• _TO DO_:
Please quote the material exactly, every line of it.

----- INFORMATION SUPPLIED

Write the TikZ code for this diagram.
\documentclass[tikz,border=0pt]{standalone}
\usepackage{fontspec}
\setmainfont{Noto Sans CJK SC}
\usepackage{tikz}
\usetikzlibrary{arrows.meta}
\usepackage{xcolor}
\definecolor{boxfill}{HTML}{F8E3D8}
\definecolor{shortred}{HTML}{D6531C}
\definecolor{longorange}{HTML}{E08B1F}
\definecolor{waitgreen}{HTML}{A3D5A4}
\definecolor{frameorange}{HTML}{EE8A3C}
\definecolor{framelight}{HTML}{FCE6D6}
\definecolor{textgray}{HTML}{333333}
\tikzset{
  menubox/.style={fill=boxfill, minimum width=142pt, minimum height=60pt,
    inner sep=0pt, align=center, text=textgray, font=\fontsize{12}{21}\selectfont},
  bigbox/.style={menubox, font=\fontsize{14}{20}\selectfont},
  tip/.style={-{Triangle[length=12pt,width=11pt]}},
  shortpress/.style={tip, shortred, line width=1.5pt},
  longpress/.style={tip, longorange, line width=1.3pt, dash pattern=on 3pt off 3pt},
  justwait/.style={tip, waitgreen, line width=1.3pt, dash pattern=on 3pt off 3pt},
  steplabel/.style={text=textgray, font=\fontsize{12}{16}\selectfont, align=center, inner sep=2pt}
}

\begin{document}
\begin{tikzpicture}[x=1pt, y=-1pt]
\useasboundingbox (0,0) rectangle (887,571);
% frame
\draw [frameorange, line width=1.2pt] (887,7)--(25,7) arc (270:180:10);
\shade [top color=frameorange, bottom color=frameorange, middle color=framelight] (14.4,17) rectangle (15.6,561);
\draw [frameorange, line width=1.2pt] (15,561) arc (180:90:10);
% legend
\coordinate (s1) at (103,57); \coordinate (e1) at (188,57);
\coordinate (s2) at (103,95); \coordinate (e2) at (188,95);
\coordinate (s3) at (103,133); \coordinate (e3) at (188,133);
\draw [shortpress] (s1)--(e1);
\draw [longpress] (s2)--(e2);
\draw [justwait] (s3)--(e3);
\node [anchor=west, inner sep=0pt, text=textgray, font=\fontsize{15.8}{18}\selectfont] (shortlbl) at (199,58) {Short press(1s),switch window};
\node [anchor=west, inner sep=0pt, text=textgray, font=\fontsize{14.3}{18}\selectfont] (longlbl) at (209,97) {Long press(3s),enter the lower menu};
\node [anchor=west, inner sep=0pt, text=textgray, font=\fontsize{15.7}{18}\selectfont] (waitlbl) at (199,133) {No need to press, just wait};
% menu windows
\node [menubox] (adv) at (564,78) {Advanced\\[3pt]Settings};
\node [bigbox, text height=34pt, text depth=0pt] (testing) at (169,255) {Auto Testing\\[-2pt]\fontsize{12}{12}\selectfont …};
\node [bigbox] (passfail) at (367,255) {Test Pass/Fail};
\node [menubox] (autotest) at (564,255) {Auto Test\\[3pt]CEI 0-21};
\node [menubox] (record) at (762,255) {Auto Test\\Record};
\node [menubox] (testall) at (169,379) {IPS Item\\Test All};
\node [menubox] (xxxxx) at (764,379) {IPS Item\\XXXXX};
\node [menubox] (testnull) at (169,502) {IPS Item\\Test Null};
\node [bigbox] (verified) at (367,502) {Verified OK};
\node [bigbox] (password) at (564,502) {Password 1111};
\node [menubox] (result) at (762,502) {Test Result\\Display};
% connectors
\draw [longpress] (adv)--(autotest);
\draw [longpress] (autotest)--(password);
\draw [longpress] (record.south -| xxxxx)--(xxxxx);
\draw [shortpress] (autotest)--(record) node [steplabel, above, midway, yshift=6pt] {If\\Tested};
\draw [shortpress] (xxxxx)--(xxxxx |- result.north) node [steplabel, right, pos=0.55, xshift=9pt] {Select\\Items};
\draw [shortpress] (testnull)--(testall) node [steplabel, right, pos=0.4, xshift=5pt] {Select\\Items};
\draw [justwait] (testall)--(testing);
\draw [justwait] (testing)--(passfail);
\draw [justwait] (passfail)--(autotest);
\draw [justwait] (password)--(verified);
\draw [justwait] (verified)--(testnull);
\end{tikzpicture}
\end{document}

----------

• _THE ANSWER_:
Write the TikZ code for this diagram.
\documentclass[tikz,border=0pt]{standalone}
\usepackage{fontspec}
\setmainfont{Noto Sans CJK SC}
\usepackage{tikz}
\usetikzlibrary{arrows.meta}
\usepackage{xcolor}
\definecolor{boxfill}{HTML}{F8E3D8}
\definecolor{shortred}{HTML}{D6531C}
\definecolor{longorange}{HTML}{E08B1F}
\definecolor{waitgreen}{HTML}{A3D5A4}
\definecolor{frameorange}{HTML}{EE8A3C}
\definecolor{framelight}{HTML}{FCE6D6}
\definecolor{textgray}{HTML}{333333}
\tikzset{
  menubox/.style={fill=boxfill, minimum width=142pt, minimum height=60pt,
    inner sep=0pt, align=center, text=textgray, font=\fontsize{12}{21}\selectfont},
  bigbox/.style={menubox, font=\fontsize{14}{20}\selectfont},
  tip/.style={-{Triangle[length=12pt,width=11pt]}},
  shortpress/.style={tip, shortred, line width=1.5pt},
  longpress/.style={tip, longorange, line width=1.3pt, dash pattern=on 3pt off 3pt},
  justwait/.style={tip, waitgreen, line width=1.3pt, dash pattern=on 3pt off 3pt},
  steplabel/.style={text=textgray, font=\fontsize{12}{16}\selectfont, align=center, inner sep=2pt}
}

\begin{document}
\begin{tikzpicture}[x=1pt, y=-1pt]
\useasboundingbox (0,0) rectangle (887,571);
% frame
\draw [frameorange, line width=1.2pt] (887,7)--(25,7) arc (270:180:10);
\shade [top color=frameorange, bottom color=frameorange, middle color=framelight] (14.4,17) rectangle (15.6,561);
\draw [frameorange, line width=1.2pt] (15,561) arc (180:90:10);
% legend
\coordinate (s1) at (103,57); \coordinate (e1) at (188,57);
\coordinate (s2) at (103,95); \coordinate (e2) at (188,95);
\coordinate (s3) at (103,133); \coordinate (e3) at (188,133);
\draw [shortpress] (s1)--(e1);
\draw [longpress] (s2)--(e2);
\draw [justwait] (s3)--(e3);
\node [anchor=west, inner sep=0pt, text=textgray, font=\fontsize{15.8}{18}\selectfont] (shortlbl) at (199,58) {Short press(1s),switch window};
\node [anchor=west, inner sep=0pt, text=textgray, font=\fontsize{14.3}{18}\selectfont] (longlbl) at (209,97) {Long press(3s),enter the lower menu};
\node [anchor=west, inner sep=0pt, text=textgray, font=\fontsize{15.7}{18}\selectfont] (waitlbl) at (199,133) {No need to press, just wait};
% menu windows
\node [menubox] (adv) at (564,78) {Advanced\\[3pt]Settings};
\node [bigbox, text height=34pt, text depth=0pt] (testing) at (169,255) {Auto Testing\\[-2pt]\fontsize{12}{12}\selectfont …};
\node [bigbox] (passfail) at (367,255) {Test Pass/Fail};
\node [menubox] (autotest) at (564,255) {Auto Test\\[3pt]CEI 0-21};
\node [menubox] (record) at (762,255) {Auto Test\\Record};
\node [menubox] (testall) at (169,379) {IPS Item\\Test All};
\node [menubox] (xxxxx) at (764,379) {IPS Item\\XXXXX};
\node [menubox] (testnull) at (169,502) {IPS Item\\Test Null};
\node [bigbox] (verified) at (367,502) {Verified OK};
\node [bigbox] (password) at (564,502) {Password 1111};
\node [menubox] (result) at (762,502) {Test Result\\Display};
% connectors
\draw [longpress] (adv)--(autotest);
\draw [longpress] (autotest)--(password);
\draw [longpress] (record.south -| xxxxx)--(xxxxx);
\draw [shortpress] (autotest)--(record) node [steplabel, above, midway, yshift=6pt] {If\\Tested};
\draw [shortpress] (xxxxx)--(xxxxx |- result.north) node [steplabel, right, pos=0.55, xshift=9pt] {Select\\Items};
\draw [shortpress] (testnull)--(testall) node [steplabel, right, pos=0.4, xshift=5pt] {Select\\Items};
\draw [justwait] (testall)--(testing);
\draw [justwait] (testing)--(passfail);
\draw [justwait] (passfail)--(autotest);
\draw [justwait] (password)--(verified);
\draw [justwait] (verified)--(testnull);
\end{tikzpicture}
\end{document}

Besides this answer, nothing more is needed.